The pyrolysis system look like a good solution to the immediate problem of plastics pollution since 5 t of plastics is used to produce 4000 litres of fuel which displaces 4000 litres of diesel from the O&G industry which is produced from a much larger quantity of crude (not to mention all the CH4 emissions along the way).  If the CO2 is captured and used in greenhouses to grow food then that’s an another co-benefit.  

 

Curious about one thing: 5 t of plastics produces less than 4 t of fuel so there’s a ton or more of solid waste which should be mainly pure carbon—since all the volatiles have been driven off. Is this is in a form that could be used in some way? Re the dioxin question, the pyrolysis process should break down most of the complex chemicals, which is good. In a landfill they may eventually leach into groundwater.

 

Longer term of course we need to reduce the use of plastics, but we will always have plastics.  We can’t build wind turbines or EVs without them!

 

Martin

 

 

From: Dan Johnstone
Sent: 14 August 2019 09:03
To: Glenn Marshall
Cc: Liz; lgreig; Frann Harris; Peter DeVita; Fran Bazos; Marta Ecsedi; voteforweibo; martin.bush; Carrie Tai GW; ahampton; Esther Collier; gboxen; aaron.leung; J. David Spencer; djking; tganna; lhelferty; cbalant; Rachel Parent; james
Subject: Re: PLASTIC WASTE

 

Glenn,

Typically emissions from burning natural gas for example to heat a pyrolysis kiln are released into the environment.  We are proposing to capture these emissions and sequester them in plants grown to feed people.
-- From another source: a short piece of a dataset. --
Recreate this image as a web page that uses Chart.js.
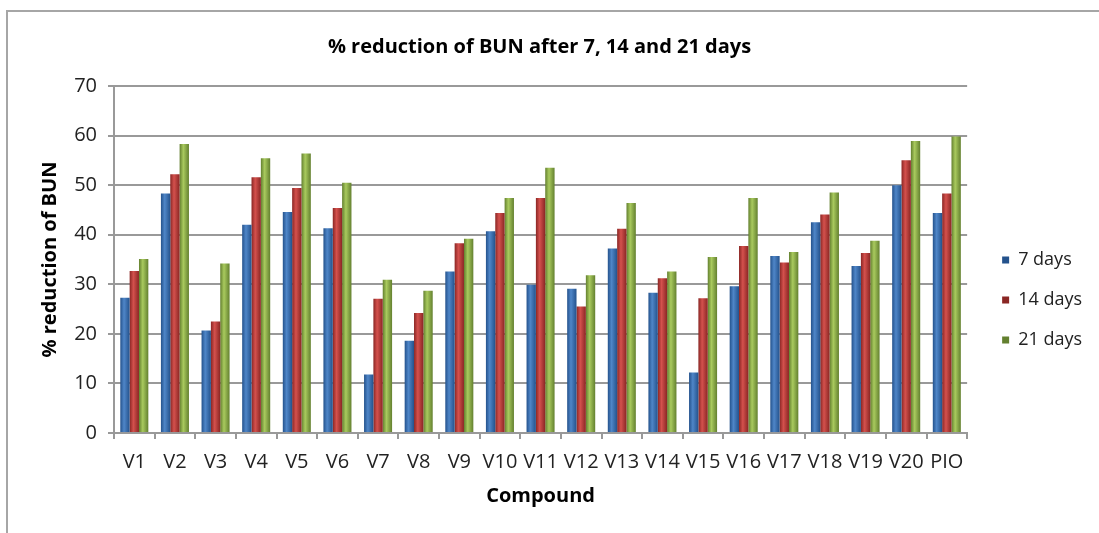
<!DOCTYPE html>
<html lang="en">
<head>
    <meta charset="UTF-8">
    <title>% reduction of BUN after 7, 14 and 21 days</title>
    <script src="https://cdn.jsdelivr.net/npm/chart.js"></script>
    <style>
        body {
            margin: 0;
            padding: 0;
            background-color: #ffffff;
        }

        .frame {
            position: absolute;
            left: 6px;
            top: 10px;
            width: 1200px;
            height: 600px;
            border-left: 2px solid #a6a6a6;
            border-top: 2px solid #a6a6a6;
        }

        .chart-container {
            position: absolute;
            left: 0;
            top: 0;
            width: 1099px;
            height: 533px;
        }
    </style>
</head>
<body>
    <div class="frame"></div>
    <div class="chart-container">
        <canvas id="bunChart"></canvas>
    </div>
    <script>
        const compounds = ['V1', 'V2', 'V3', 'V4', 'V5', 'V6', 'V7', 'V8', 'V9', 'V10', 'V11',
                           'V12', 'V13', 'V14', 'V15', 'V16', 'V17', 'V18', 'V19', 'V20', 'PIO'];
        const days7  = [27.3, 48.3, 20.7, 42.0, 44.6, 41.3, 11.8, 18.6, 32.6, 40.7, 29.9,
                        29.1, 37.2, 28.3, 12.2, 29.6, 35.7, 42.5, 33.7, 50.0, 44.4];
        const days14 = [32.7, 52.2, 22.5, 51.6, 49.4, 45.4, 27.1, 24.2, 38.3, 44.4, 47.4,
                        25.5, 41.2, 31.2, 27.2, 37.7, 34.4, 44.1, 36.3, 55.0, 48.3];
        const days21 = [35.1, 58.3, 34.2, 55.4, 56.4, 50.5, 30.9, 28.7, 39.2, 47.4, 53.5,
                        31.8, 46.4, 32.6, 35.5, 47.4, 36.5, 48.5, 38.8, 58.9, 59.8];
        const seriesNames = ['7 days', '14 days', '21 days'];

        const groupPct = 0.69;
        const gridColor = '#999999';
        const fontFamily = "'Open Sans', 'Noto Sans', sans-serif";

        // horizontal shading so each bar looks like the rounded office-style column
        function barShade(dark, light) {
            return function(context) {
                const chart = context.chart;
                const xs = chart.scales.x;
                if (!xs || !chart.chartArea || context.dataIndex === undefined) return light;
                const catW = xs.width / compounds.length;
                const barW = catW * groupPct / 3;
                const cx = xs.getPixelForValue(context.dataIndex) + (context.datasetIndex - 1) * barW;
                if (!isFinite(cx) || !isFinite(barW) || barW <= 0) return light;
                const g = chart.ctx.createLinearGradient(cx - barW / 2, 0, cx + barW / 2, 0);
                g.addColorStop(0, dark);
                g.addColorStop(0.4, light);
                g.addColorStop(1, dark);
                return g;
            };
        }

        // nudge the legend to where the original puts it
        const legendShift = {
            id: 'legendShift',
            afterLayout(chart) {
                const l = chart.legend;
                l.left += 13;
                l.right += 13;
                l.top += 40.5;
                l.bottom += 40.5;
            }
        };

        const ctx = document.getElementById('bunChart').getContext('2d');
        new Chart(ctx, {
            type: 'bar',
            data: {
                labels: compounds,
                datasets: [
                    {
                        label: seriesNames[0],
                        data: days7,
                        backgroundColor: barShade('#24528c', '#4f86c8'),
                        borderWidth: 0
                    },
                    {
                        label: seriesNames[1],
                        data: days14,
                        backgroundColor: barShade('#8a2624', '#d4514d'),
                        borderWidth: 0
                    },
                    {
                        label: seriesNames[2],
                        data: days21,
                        backgroundColor: barShade('#63802f', '#a9ca5e'),
                        borderWidth: 0
                    }
                ]
            },
            options: {
                responsive: true,
                maintainAspectRatio: false,
                animation: false,
                categoryPercentage: groupPct,
                barPercentage: 1.0,
                layout: {
                    padding: { left: 0, right: 20, top: 0, bottom: 0 }
                },
                scales: {
                    x: {
                        grid: {
                            offset: true,
                            drawOnChartArea: false,
                            drawTicks: true,
                            tickLength: 6,
                            color: gridColor,
                            lineWidth: 2
                        },
                        border: { color: gridColor, width: 2 },
                        ticks: {
                            color: '#222',
                            padding: 11,
                            maxRotation: 0,
                            autoSkip: false,
                            font: { family: fontFamily, size: 20 }
                        },
                        title: {
                            display: true,
                            text: 'Compound',
                            color: '#000',
                            padding: { top: 0, bottom: 25 },
                            font: { family: fontFamily, size: 20, weight: 'bold' }
                        },
                        afterFit(scale) { scale.height = 100; }
                    },
                    y: {
                        min: 0,
                        max: 70,
                        grid: {
                            color: gridColor,
                            lineWidth: 2,
                            tickLength: 6
                        },
                        border: { color: gridColor, width: 2 },
                        ticks: {
                            stepSize: 10,
                            color: '#222',
                            padding: 11,
                            font: { family: fontFamily, size: 20 }
                        },
                        title: {
                            display: true,
                            text: '% reduction of BUN',
                            color: '#000',
                            padding: { top: 38, bottom: 0 },
                            font: { family: fontFamily, size: 20, weight: 'bold' }
                        },
                        afterFit(scale) { scale.width = 114; }
                    }
                },
                plugins: {
                    title: {
                        display: true,
                        text: '% reduction of BUN after 7, 14 and 21 days',
                        color: '#000',
                        padding: { top: 35, bottom: 27 },
                        font: { family: fontFamily, size: 20, weight: 'bold' }
                    },
                    legend: {
                        position: 'right',
                        fullSize: false,
                        labels: {
                            boxWidth: 7,
                            boxHeight: 7,
                            padding: 22,
                            color: '#222',
                            font: { family: fontFamily, size: 18 }
                        }
                    },
                    tooltip: { enabled: false }
                }
            },
            plugins: [legendShift]
        });
    </script>
</body>
</html>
There are two technologies at play.  Thermal decomposition is not incineration.  Thermal decomposition typically separates carbons (reducing potential emissions!) and other solids from hydrocarbons in plastics or other waste streams.  I am talking about incineration for the pyrolysis derived hydrocarbons or fuel.  Instead of assuming that all incineration is bad, I am proposing that you look at the science of the incineration.  For the time being we are stuck with diesel and the various diesel alternatives as a source of fuel for transportation.  Mixing pyrolysis derived fuels with the various diesel fuels (bunker fuels and so forth) reduces the overall diesel emissions significantly. 10% pyrolytic fuel and 90% diesel reduces the overall diesel emissions by 20%!  Compare this to biodiesel which when you add the emissions from making the biodiesel back to the emissions from burning the biodiesel, you end up producing more greenhouse gas emissions than result from burning regular diesel.
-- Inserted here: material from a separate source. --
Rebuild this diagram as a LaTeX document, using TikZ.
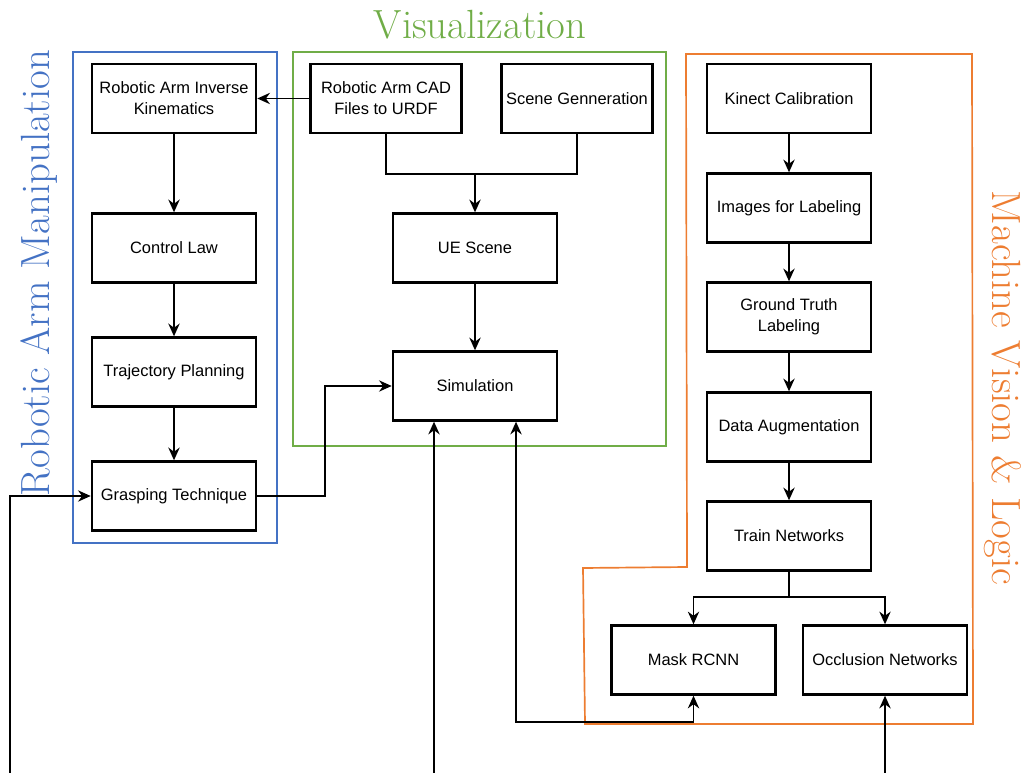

To the best of my knowledge there is no way to mix plastics from different technologies or to clean plastics of contaminants (the person who takes food grade plastic, stores rat poison in it and puts it out for recycling).  We need solutions that work for all materials and all situations.

Essentially I am proposing that the smartest path to the greatest greenhouse gas emission reduction involves using real science that exists today to solve problems now and not hope that people will change how they will do things in future through taxation or other attempts to force behavioral change.  This won't work in the short term.  I welcome long term strategies that make sense but lets also make a difference today.